→ Exercise:
Output only the lines running from the line bearing "What matplotlib code" through the line bearing "of valid data", character for character.

[Stored data]
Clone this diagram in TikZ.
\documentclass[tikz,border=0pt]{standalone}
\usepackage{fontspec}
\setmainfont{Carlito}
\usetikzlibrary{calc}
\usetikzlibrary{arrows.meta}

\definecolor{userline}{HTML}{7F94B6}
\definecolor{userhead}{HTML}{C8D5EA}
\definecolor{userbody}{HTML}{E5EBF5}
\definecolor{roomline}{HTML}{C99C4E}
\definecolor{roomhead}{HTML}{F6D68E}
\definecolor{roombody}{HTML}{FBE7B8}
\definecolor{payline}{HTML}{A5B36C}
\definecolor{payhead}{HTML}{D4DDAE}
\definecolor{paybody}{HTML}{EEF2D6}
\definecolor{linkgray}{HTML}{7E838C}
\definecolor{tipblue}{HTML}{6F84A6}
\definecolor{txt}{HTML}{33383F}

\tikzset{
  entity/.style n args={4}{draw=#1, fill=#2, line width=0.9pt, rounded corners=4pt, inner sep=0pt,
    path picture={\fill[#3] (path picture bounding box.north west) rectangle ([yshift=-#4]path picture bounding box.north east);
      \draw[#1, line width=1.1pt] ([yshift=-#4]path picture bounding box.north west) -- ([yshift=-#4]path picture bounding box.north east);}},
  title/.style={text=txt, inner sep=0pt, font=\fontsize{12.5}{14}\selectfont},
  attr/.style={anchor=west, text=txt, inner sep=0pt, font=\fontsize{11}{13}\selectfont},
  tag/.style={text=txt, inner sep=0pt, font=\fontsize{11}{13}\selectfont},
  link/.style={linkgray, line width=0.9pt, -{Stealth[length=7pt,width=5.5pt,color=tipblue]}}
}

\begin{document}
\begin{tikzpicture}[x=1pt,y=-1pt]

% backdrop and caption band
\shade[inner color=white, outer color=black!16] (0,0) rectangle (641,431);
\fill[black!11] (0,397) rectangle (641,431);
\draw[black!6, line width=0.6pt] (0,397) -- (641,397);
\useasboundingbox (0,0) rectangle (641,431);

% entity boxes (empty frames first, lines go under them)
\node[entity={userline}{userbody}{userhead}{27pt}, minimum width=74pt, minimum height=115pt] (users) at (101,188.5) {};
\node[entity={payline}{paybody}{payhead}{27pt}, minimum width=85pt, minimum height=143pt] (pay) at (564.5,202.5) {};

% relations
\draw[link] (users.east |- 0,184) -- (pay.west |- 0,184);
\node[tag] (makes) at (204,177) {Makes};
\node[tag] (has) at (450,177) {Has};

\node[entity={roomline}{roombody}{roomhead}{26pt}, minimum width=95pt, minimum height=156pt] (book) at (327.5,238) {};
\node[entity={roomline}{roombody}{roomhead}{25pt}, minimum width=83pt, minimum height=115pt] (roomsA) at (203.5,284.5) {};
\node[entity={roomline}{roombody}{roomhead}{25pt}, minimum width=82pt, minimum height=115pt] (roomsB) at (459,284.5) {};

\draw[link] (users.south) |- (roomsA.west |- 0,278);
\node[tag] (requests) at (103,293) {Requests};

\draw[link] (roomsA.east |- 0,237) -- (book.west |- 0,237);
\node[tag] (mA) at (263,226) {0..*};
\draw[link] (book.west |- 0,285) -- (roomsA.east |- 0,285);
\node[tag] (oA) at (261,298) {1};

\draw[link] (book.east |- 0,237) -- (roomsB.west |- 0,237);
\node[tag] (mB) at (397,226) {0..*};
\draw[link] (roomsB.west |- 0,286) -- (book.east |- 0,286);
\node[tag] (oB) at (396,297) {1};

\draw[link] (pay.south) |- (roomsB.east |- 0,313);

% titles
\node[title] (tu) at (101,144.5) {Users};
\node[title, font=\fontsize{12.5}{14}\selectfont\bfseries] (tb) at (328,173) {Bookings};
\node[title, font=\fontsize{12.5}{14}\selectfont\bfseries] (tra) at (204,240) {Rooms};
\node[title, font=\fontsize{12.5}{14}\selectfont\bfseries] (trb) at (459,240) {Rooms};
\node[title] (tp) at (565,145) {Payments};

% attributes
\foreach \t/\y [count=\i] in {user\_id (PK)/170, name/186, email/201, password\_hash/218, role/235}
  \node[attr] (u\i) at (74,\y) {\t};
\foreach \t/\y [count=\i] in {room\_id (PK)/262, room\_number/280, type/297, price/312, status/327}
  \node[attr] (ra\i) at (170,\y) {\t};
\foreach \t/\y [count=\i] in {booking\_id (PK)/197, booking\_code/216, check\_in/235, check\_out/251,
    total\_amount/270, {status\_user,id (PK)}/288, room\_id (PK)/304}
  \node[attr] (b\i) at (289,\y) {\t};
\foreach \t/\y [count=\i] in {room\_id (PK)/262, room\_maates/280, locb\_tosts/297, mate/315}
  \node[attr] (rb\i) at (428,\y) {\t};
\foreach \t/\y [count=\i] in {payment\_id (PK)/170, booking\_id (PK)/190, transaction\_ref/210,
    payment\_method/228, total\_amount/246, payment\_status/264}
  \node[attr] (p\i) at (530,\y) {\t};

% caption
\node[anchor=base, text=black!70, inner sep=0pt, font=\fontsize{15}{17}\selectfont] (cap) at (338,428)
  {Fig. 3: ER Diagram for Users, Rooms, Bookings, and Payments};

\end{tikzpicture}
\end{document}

--

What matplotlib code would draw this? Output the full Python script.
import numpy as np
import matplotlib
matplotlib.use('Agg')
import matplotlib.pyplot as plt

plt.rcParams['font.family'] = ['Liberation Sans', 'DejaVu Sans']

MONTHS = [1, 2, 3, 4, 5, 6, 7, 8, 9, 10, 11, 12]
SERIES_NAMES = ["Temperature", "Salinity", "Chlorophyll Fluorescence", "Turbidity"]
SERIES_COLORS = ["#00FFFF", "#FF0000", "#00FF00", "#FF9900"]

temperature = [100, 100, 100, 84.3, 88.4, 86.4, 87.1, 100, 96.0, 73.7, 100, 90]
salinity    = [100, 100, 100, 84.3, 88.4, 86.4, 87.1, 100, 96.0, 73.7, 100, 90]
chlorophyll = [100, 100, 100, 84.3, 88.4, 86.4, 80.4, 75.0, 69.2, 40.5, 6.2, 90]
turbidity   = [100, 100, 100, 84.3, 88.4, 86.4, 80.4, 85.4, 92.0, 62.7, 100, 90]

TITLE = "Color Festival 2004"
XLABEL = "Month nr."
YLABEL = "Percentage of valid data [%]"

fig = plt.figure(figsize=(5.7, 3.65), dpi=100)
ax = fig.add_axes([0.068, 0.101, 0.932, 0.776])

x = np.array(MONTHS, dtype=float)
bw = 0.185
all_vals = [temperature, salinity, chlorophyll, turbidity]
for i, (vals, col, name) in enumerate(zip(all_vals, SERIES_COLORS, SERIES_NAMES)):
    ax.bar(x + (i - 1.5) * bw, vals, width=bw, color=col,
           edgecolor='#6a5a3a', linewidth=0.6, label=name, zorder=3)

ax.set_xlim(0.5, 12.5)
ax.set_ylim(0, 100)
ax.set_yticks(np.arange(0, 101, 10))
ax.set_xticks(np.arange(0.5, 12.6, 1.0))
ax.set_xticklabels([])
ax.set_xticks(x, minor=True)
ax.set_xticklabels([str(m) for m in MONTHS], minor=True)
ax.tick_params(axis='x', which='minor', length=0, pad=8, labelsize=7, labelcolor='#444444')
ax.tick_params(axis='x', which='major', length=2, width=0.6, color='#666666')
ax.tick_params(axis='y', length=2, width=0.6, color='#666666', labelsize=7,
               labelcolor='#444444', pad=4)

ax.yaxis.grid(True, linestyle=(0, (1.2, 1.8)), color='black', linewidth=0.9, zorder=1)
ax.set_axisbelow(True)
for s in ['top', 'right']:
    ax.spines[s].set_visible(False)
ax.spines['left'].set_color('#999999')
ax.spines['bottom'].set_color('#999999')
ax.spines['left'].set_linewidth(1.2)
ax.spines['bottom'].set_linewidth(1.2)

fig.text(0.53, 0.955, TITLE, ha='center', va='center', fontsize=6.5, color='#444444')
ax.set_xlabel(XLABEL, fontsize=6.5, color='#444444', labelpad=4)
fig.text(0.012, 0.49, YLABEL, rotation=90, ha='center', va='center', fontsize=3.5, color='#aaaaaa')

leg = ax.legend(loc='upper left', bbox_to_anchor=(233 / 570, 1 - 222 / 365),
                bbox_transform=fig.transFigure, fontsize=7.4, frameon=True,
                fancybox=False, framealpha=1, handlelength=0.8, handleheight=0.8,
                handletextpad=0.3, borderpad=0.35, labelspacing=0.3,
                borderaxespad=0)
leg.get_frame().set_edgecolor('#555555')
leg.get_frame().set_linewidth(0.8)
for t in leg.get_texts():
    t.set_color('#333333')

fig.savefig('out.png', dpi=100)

→ Complete response:
What matplotlib code would draw this? Output the full Python script.
import numpy as np
import matplotlib
matplotlib.use('Agg')
import matplotlib.pyplot as plt

plt.rcParams['font.family'] = ['Liberation Sans', 'DejaVu Sans']

MONTHS = [1, 2, 3, 4, 5, 6, 7, 8, 9, 10, 11, 12]
SERIES_NAMES = ["Temperature", "Salinity", "Chlorophyll Fluorescence", "Turbidity"]
SERIES_COLORS = ["#00FFFF", "#FF0000", "#00FF00", "#FF9900"]

temperature = [100, 100, 100, 84.3, 88.4, 86.4, 87.1, 100, 96.0, 73.7, 100, 90]
salinity    = [100, 100, 100, 84.3, 88.4, 86.4, 87.1, 100, 96.0, 73.7, 100, 90]
chlorophyll = [100, 100, 100, 84.3, 88.4, 86.4, 80.4, 75.0, 69.2, 40.5, 6.2, 90]
turbidity   = [100, 100, 100, 84.3, 88.4, 86.4, 80.4, 85.4, 92.0, 62.7, 100, 90]

TITLE = "Color Festival 2004"
XLABEL = "Month nr."
YLABEL = "Percentage of valid data [%]"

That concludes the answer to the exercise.